UPDATES & ANALYSIS

6.12

Iowa Supreme Court sets new standard in employment discrimination cases

by Rox Laird | June 12, 2019

The Iowa Supreme Court on June 7 reversed a $4.5 million jury verdict in an employment discrimination suit, and sent the case back for retrial with a new standard to be used in jury instructions that could give the defendant a new defense.

Gregory Hawkins, a 39-year employee of the Grinnell Regional Medical Center, sued the hospital after he claimed he was fired based on his age and having had cancer surgery and treatment. The hospital responded that Hawkins was terminated due to poor work performance.

The jury returned a verdict for Hawkins, awarding $4.5 million in back pay and for emotional distress, and the judge, upon Hawkins’ later motion, added $856,954 in front pay and attorney fees.

In its unanimous decision in Hawkins v.

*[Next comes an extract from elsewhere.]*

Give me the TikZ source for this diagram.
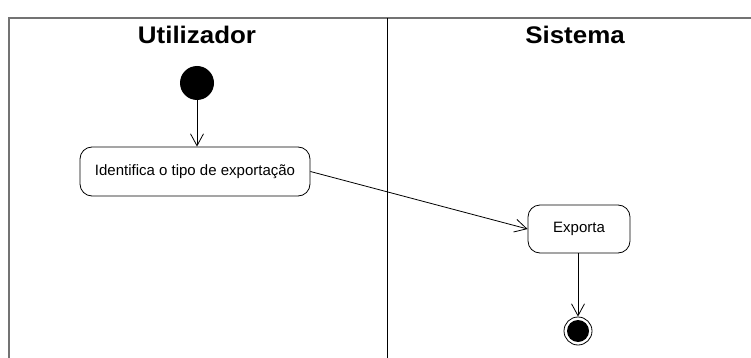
\documentclass[tikz,border=0pt]{standalone}
\usepackage{fontspec}
\setmainfont{Liberation Sans}
\usetikzlibrary{arrows.meta}
\begin{document}
\begin{tikzpicture}[x=1pt,y=-1pt,
  lane/.style={font=\bfseries\fontsize{24}{28}\selectfont, anchor=base, xscale=1.08},
  act/.style={draw, thick, rounded corners=12pt, fill=white, font=\fontsize{15}{17}\selectfont, inner sep=0pt},
  flow/.style={draw, line width=0.8pt, -{Straight Barb[length=12pt,width=13pt,line width=0.8pt]}},
  framegray/.style={draw=black!55, line width=1.5pt},
]
\useasboundingbox (0,0) rectangle (751,358);
\draw[framegray] (9,358) -- (9,18) -- (751,18);
\draw[line width=1pt] (387,18) -- (387,358);
\node[lane] (u) at (197,44) {Utilizador};
\node[lane] (s) at (575,44) {Sistema};
\node[circle, fill=black, minimum width=34pt, minimum height=34pt, inner sep=0pt] (start) at (197,83) {};
\node[act, minimum width=230pt, minimum height=49pt] (a1) at (195,171.5) {Identifica o tipo de exportação};
\node[act, minimum width=102pt, minimum height=48pt] (a2) at (579,229) {Exporta};
\node[circle, draw, line width=0.8pt, minimum size=28pt, inner sep=0pt] (end) at (578,331) {};
\node[circle, fill=black, minimum size=22pt, inner sep=0pt] at (end) {};
\draw[flow] (start) -- (a1.north -| start);
\draw[flow] (a1.east) -- (a2.west);
\draw[flow] (a2.south -| end) -- (end.north);
\end{tikzpicture}
\end{document}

Grinnell Regional Medical Center written by Justice David Wiggins, the Court held that the trial court erred in admitting hearsay evidence, which the justices said was introduced without foundation, was not subject to cross-examination, and was “inflammatory and prejudicial.” Finding the hearsay issue dispositive, the Court did not address the other issues the hospital raised on appeal, such as impermissible and prejudicial closing argument, and excessiveness of the verdict for emotional distress damages.

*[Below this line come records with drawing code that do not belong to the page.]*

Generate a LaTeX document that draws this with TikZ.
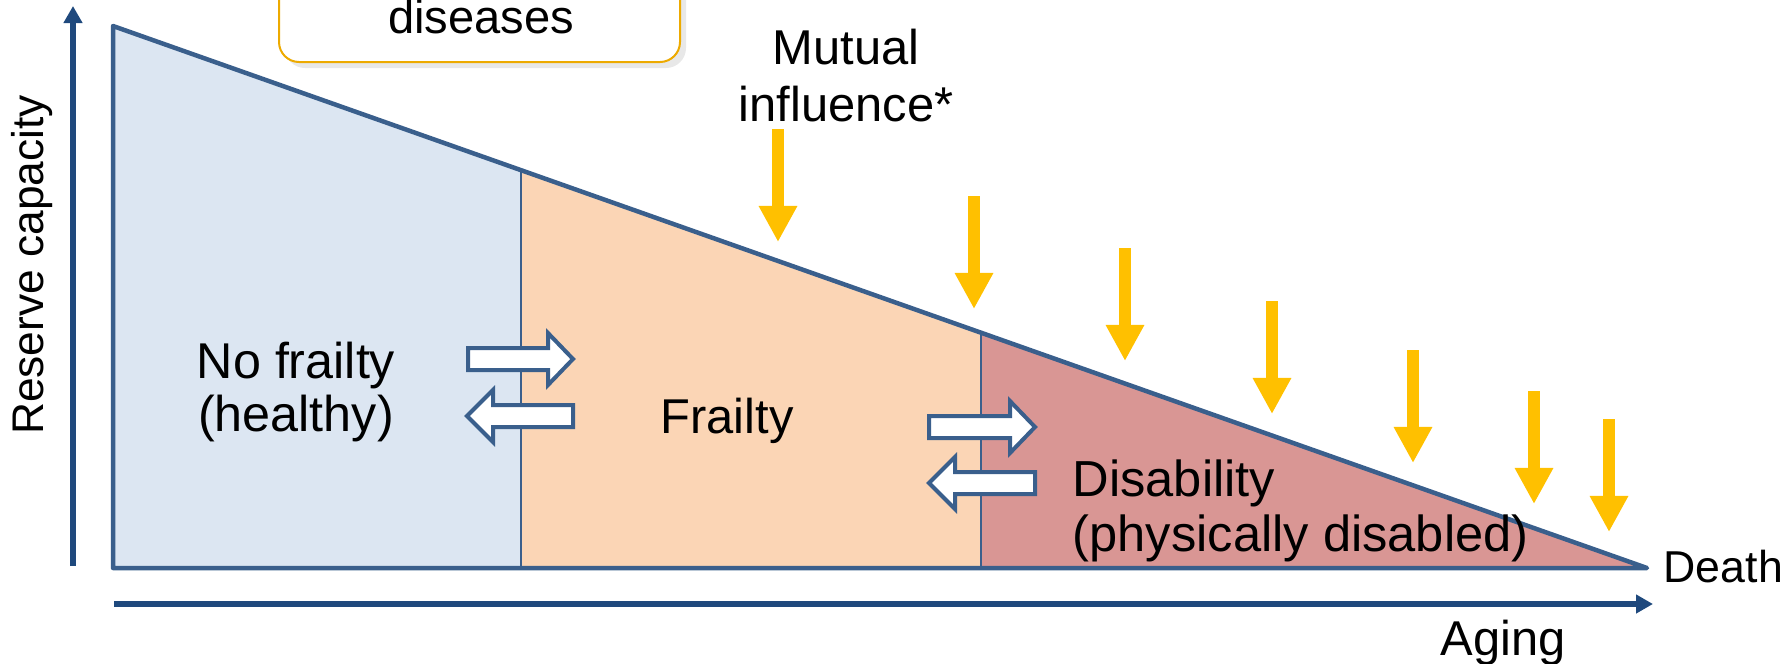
\documentclass[tikz,border=0pt]{standalone}
\usepackage{fontspec}
\setmainfont{Liberation Sans}
\usetikzlibrary{arrows.meta,shadows}
\definecolor{outline}{HTML}{3A5F8C}
\definecolor{axisblue}{HTML}{1F497D}
\definecolor{healthyfill}{HTML}{DCE6F2}
\definecolor{frailfill}{HTML}{FBD5B5}
\definecolor{disablefill}{HTML}{D99694}
\definecolor{influence}{HTML}{FFC000}
\definecolor{boxline}{HTML}{EDAA00}
\begin{document}
\begin{tikzpicture}[x=0.01cm,y=-0.01cm,
  axisline/.style={draw=axisblue,line width=0.06cm,-{Triangle[length=0.17cm,width=0.18cm]}},
  push/.style={draw=influence,line width=0.12cm,-{Triangle[length=0.36cm,width=0.36cm]}},
  turnarrow/.style={draw=outline,line width=0.04cm,fill=white},
  txt/.style={inner sep=0pt,font=\fontsize{13.9pt}{16.2pt}\selectfont}]
\useasboundingbox (0,0) rectangle (1785,663);
\clip (0,0) rectangle (1785,663);

% stages
\fill[healthyfill] (113,568)--(113,26)--(521,170)--(521,568)--cycle;
\fill[frailfill] (521,568)--(521,170)--(981,333)--(981,568)--cycle;
\fill[disablefill] (981,568)--(981,333)--(1647,568)--cycle;
\draw[outline,line width=0.02cm] (521,568)--(521,170) (981,568)--(981,333);
\draw[outline,line width=0.045cm,line join=round] (113,568)--(113,26)--(1647,568)--cycle;

% axes
\draw[axisline] (73,566)--(73,6);
\draw[axisline] (114,604)--(1653,604);

% influence arrows
\foreach \x/\y in {778/129,974/196,1125/248,1272/301,1413/350,1534/391,1609/419}
  \draw[push] (\x,\y)--(\x,\y+113);

% transitions
\foreach \xa/\xh/\xb/\y in {468/548/573/359,573/493/467/416,929/1010/1035/427,1035/955/929/483}
  \draw[turnarrow] (\xa,\y-11)--(\xh,\y-11)--(\xh,\y-26)--(\xb,\y)--(\xh,\y+26)--(\xh,\y+11)--(\xa,\y+11)--cycle;

% box
\draw[boxline,line width=0.02cm,rounded corners=0.2cm,fill=white,
  drop shadow={shadow xshift=0.06cm,shadow yshift=-0.06cm,fill=black!18}] (279,-60) rectangle (680,62);

\node[txt,anchor=base,font=\fontsize{13.4pt}{16pt}\selectfont] (diseases) at (481,33) {diseases};
\node[txt,align=center] (mutual) at (846,76) {Mutual\\influence*};
\node[txt,align=center,font=\fontsize{14.3pt}{14.8pt}\selectfont] (nofrailty) at (296,392) {No frailty\\(healthy)};
\node[txt,anchor=base] (frailty) at (727,433) {Frailty};
\node[txt,align=left,anchor=west,font=\fontsize{14.4pt}{15.6pt}\selectfont] (disability) at (1072,511) {Disability\\(physically disabled)};
\node[txt,anchor=base west,font=\fontsize{12.7pt}{14pt}\selectfont] (death) at (1663,582) {Death};
\node[txt,anchor=base west] (aging) at (1440,655) {Aging};
\node[txt,rotate=90,anchor=base,font=\fontsize{12.6pt}{14pt}\selectfont] (reserve) at (44,265) {Reserve capacity};
\end{tikzpicture}
\end{document}
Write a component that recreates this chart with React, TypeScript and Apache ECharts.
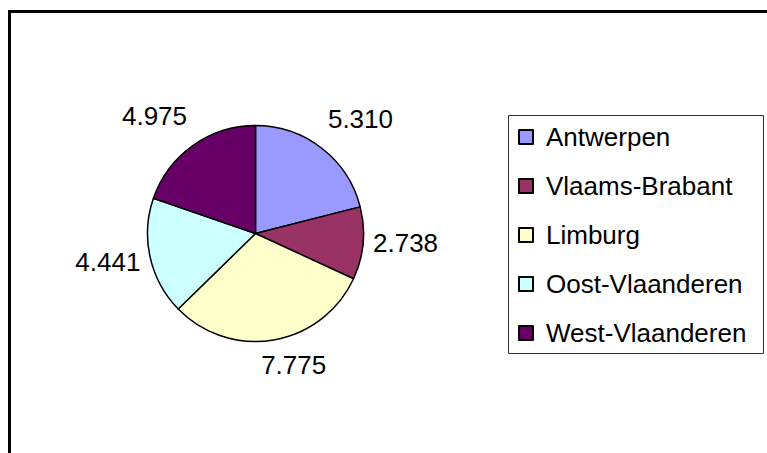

The Court, however, did address a specific jury instruction issue, noting it could come up upon retrial. The Court adopted a new standard for cases where an employee claims discrimination was a motivating factor in his or her firing, allowing the employer to offer evidence that it would have made the same decision to terminate the employee, even if discrimination was not a motivating factor.

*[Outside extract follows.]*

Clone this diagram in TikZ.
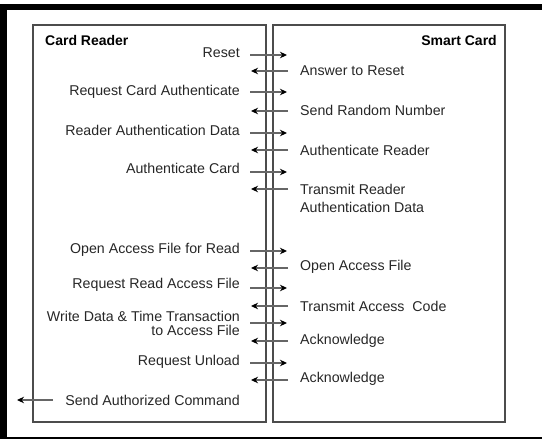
\documentclass[tikz,border=0pt]{standalone}
\usepackage{fontspec}
\setmainfont{Liberation Sans}
\usetikzlibrary{arrows.meta}
\begin{document}
\begin{tikzpicture}[x=1pt,y=-1pt,
  lbl/.style={inner sep=0pt,font=\fontsize{14.2}{16}\selectfont,text=black!85},
  lt/.style={lbl,anchor=east},
  rt/.style={lbl,anchor=west},
  title/.style={inner sep=0pt,font=\fontsize{14}{16}\selectfont\bfseries},
  msg/.style={draw=black!60,line width=1.2pt,-{Stealth[black,length=7pt,width=6.5pt]}},
  panel/.style={draw=black!70,line width=1.2pt}]
\useasboundingbox (0,0) rectangle (542,439);
% outer frame
\fill[black] (0,4) rectangle (542,10);
\fill[black] (0,4) rectangle (7,439);
\fill[black] (0,437) rectangle (542,439);
% panels
\draw[panel] (33,25) rectangle (266,422);
\draw[panel] (273,25) rectangle (505,422);
\node[title,anchor=west] (cr) at (45,40) {Card Reader};
\node[title,anchor=east] (sc) at (497,40) {Smart Card};
% labels
\node[lt] (l1) at (240,53) {Reset};
\node[rt] (r1) at (300,71) {Answer to Reset};
\node[lt] (l2) at (240,92) {Request Card Authenticate};
\node[rt] (r2) at (300,110) {Send Random Number};
\node[lt] (l3) at (240,130) {Reader Authentication Data};
\node[rt] (r3) at (300,150) {Authenticate Reader};
\node[lt] (l4) at (240,168) {Authenticate Card};
\node[rt,align=left,font=\fontsize{14.2}{18}\selectfont] (r4) at (300,198) {Transmit Reader\\Authentication Data};
\node[lt] (l5) at (240,250) {Open Access File for Read};
\node[rt] (r5) at (300,267) {Open Access File};
\node[lt] (l6) at (240,285) {Request Read Access File};
\node[rt] (r6) at (300,306) {Transmit Access\ \ Code};
\node[lt,align=right,font=\fontsize{14.2}{14}\selectfont] (l7) at (240,323) {Write Data \& Time Transaction\\to Access File};
\node[rt] (r7) at (300,341) {Acknowledge};
\node[lt] (l8) at (240,362) {Request Unload};
\node[rt] (r8) at (300,379) {Acknowledge};
\node[lt] (l9) at (240,400) {Send Authorized Command};
% arrow end points
\foreach \n/\y in {1/55,2/92,3/133,4/172,5/251,6/288,7/323,8/363}{
  \coordinate (a\n s) at (250,\y);
  \coordinate (a\n e) at (287,\y);
  \draw[msg] (a\n s) -- (a\n e);
}
\foreach \n/\y in {1/71,2/111,3/150,4/189,5/268,6/306,7/341,8/380}{
  \coordinate (b\n s) at (288,\y);
  \coordinate (b\n e) at (251,\y);
  \draw[msg] (b\n s) -- (b\n e);
}
\coordinate (cs) at (53,400);
\coordinate (ce) at (17,400);
\draw[msg] (cs) -- (ce);
\end{tikzpicture}
\end{document}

The decision brings Iowa more in line with the federal Civil Rights Act, which permits an employer to argue that it would have made the same decision to fire an employee “in the absence of the impermissible motivating factor” of illegal discrimination.

Although Iowa’s Civil Rights Act does not contain the same language, Wiggins wrote, and the Iowa Supreme Court has not previously read the Iowa Act as “alleviating liability from an employer that engages in the prohibited conduct but demonstrates it would have made the same decision in the absence of the impermissible motivating factor.”

“We have mentioned the same-decision defense in dicta” in a number of decisions, Wiggins wrote. But, “In none of those cases did we actually apply the same-decision defense.” And, in a footnote, he added: “That we mentioned the same-decision defense in these cases could be seen as an endorsement of the defense. However, that we never actually applied the defense under the ICRA is telling.”

The Court, however, recently adopted a lower standard of proof for a plaintiff in employment discrimination cases, moving from discrimination as a “determining factor” to a “motivating factor,” in Haskenhoff v. Homeland Energy Solutions (2017). It now has taken the next step in providing employer defendants an additional defense.

“Although we have said it only in dicta, we believe that under the [Iowa Civil Rights Act] an employer should be entitled to the same-decision affirmative defense because we have adopted the motivating-factor test for causation in ICRA discrimination cases,” Wiggins wrote. “This will allow an employer to avoid damages liability when the employee proves by a preponderance of the evidence that the discrimination was a motivating factor in the employer’s actions.”

Nyemaster Goode, P.C. attorneys Randall E. Armentrout, Mary E. Funk, Debra Hulett, and David Bower represented Appellants Grinnell Regional Medical Center and Debra Nowachek on appeal.